(Foto/arte: autoria desconhecida)
Outro dia lembrei-me de uma música cantada por Marcio Greyck,
de Cury e Ed Wilson, intitulada Aparências.
Talvez, hoje, seria considerada brega, porém, foi sucesso estourado nas paradas
radiofônicas dos anos 1980. A letra contundente é fácil visualizar na vida das
pessoas: “Aparências, nada mais, sustentaram nossas vidas, e apesar de mal vividas,
tem ainda uma esperança de poder viver. Quem sabe rebuscando essas mentiras e
vendo onde a verdade se escondeu se encontre ainda alguma chance de juntar
você, o amor e eu” [sic].
O poeta está, claramente, retratando a história de um casal,
todavia, vamos ampliar o poema no contexto das interações humanas. Quanta
hipocrisia! Quanta dor escondida! No mínimo, sofrível! A criatura se contorce
toda para ajeitar as máscaras sociais, dando um brilho no verniz... Sempre me
incomodei com o gosto pela hipocrisia e a necessidade de se manter a aparência.
Muitos preferem a mentira à verdade e deixam isso muito claro, nem tentam
esconder.

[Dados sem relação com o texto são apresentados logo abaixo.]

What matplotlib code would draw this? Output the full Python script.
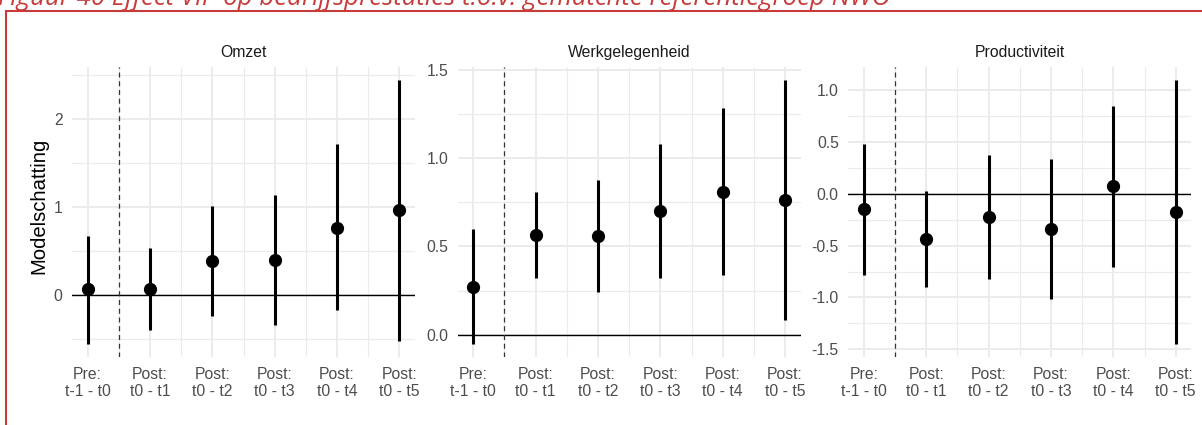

Confesso: surpreendo-me toda santa vez que encontro alguém assim.
Certa feita, percebi ao meu redor um bocado de gente sem
ânimo para ouvir e ver a realidade, isto é, a mentira ou a meia verdade eram
mais interessantes. Por vezes, deparei-me tendo de amenizar palavras para não
assustar o interlocutor. E, olha, estou falando de pessoas educadas,
instruídas, leitoras assíduas, engajadas. Fazia isso para não ser a responsável
por mais um castelo destruído, uma realidade ilusória desfeita – delas, no caso.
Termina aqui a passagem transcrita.